This is the story that was supposed to be about owls and ended up being, in part, about Israel's bombing of Lebanon in 2006.
This was an accident.
What happened was this: flush with love for the Scottish Owl Centre to which Tessa Kum had introduced me, I began outlining the structural idea for the story while C. S. E. Cooney was visiting me over Christmas in 2013. I told her that I wanted to tell the story of a girl who really connected with Blodeuwedd, a woman made of flowers, because of how she felt like an arbitrary assemblage of bits and pieces that someone had commanded to be girl. Originally it was going to be more about gender, more invested in the structure of revealing that "a gathering of flowers" is a florilegium is an anthology, that Blodeuwedd is an anthology herself, and wouldn't it be clever to have fragments of story coming together as a whole within an anthology about diversity ahh the cleverness can't you just taste it!
The trouble was, I wanted Anisa to be 15 in 2014, and to have had her childhood in Lebanon. And when I did the math I realized that meant she would be in Lebanon in 2006. And I panicked.
I didn't want to tell a story about war, but I felt there was something irresponsible in shying away from it, in changing Anisa's age or background in awkward ways to avoid talking about it. I tried anyway; I thought to myself, "well, in my head she's not from Beirut, where most of the damage was done—I'll have her be from Riyaq, my mother's town, because I remember it too and I have a lot of memories connected to it and it's in the Beqaa valley and mostly farmland so hey maybe they didn't get hit in the same way but I should check—"
Guess where one of Lebanon's three military air bases is. Go on, guess. I laughed a hollow laugh.
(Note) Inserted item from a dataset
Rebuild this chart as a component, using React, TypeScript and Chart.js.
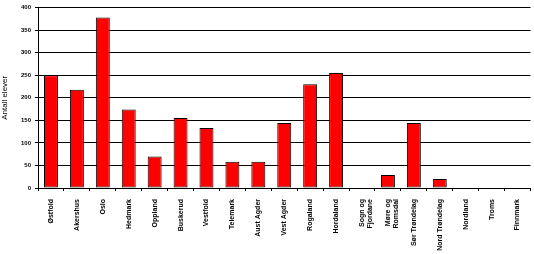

It felt at this point that the universe was sternly telling me to take the real world into account in my fantasy story about owls. So I did. It was hard, and the story isn't reflecting any direct experience I've had of war—though I was the younger Anisa's age when I lived in Lebanon, it was Beirut in the early 90s with trips into the mountains and valleys, surrounded everywhere by the evidence of recent violence without living it myself. But the story does, necessarily, draw on my memories, my fears: I was never afraid for myself or my family while we were in Lebanon, but living in Canada and seeing my father frequently travel there and back, I was often afraid he wouldn't return. I wrote consolatory poems about it, privately, as a kind of advance-practice for grief.
Consequently I struggled with whether or not it was my place to try and speak about an experience of war that is at once so close to and so far from me. I suppose my whole life I've been as between instances of war as I have been between languages—that I am a heritage-speaker of war the way Anisa's mother is a heritage-speaker of Arabic. It's difficult; like the truth about owls, it's complicated.
That's what the Arabic says, by the way. For the love of all that's wonderful don't trust Google Translate. The truth about owls is complicated. Because it is.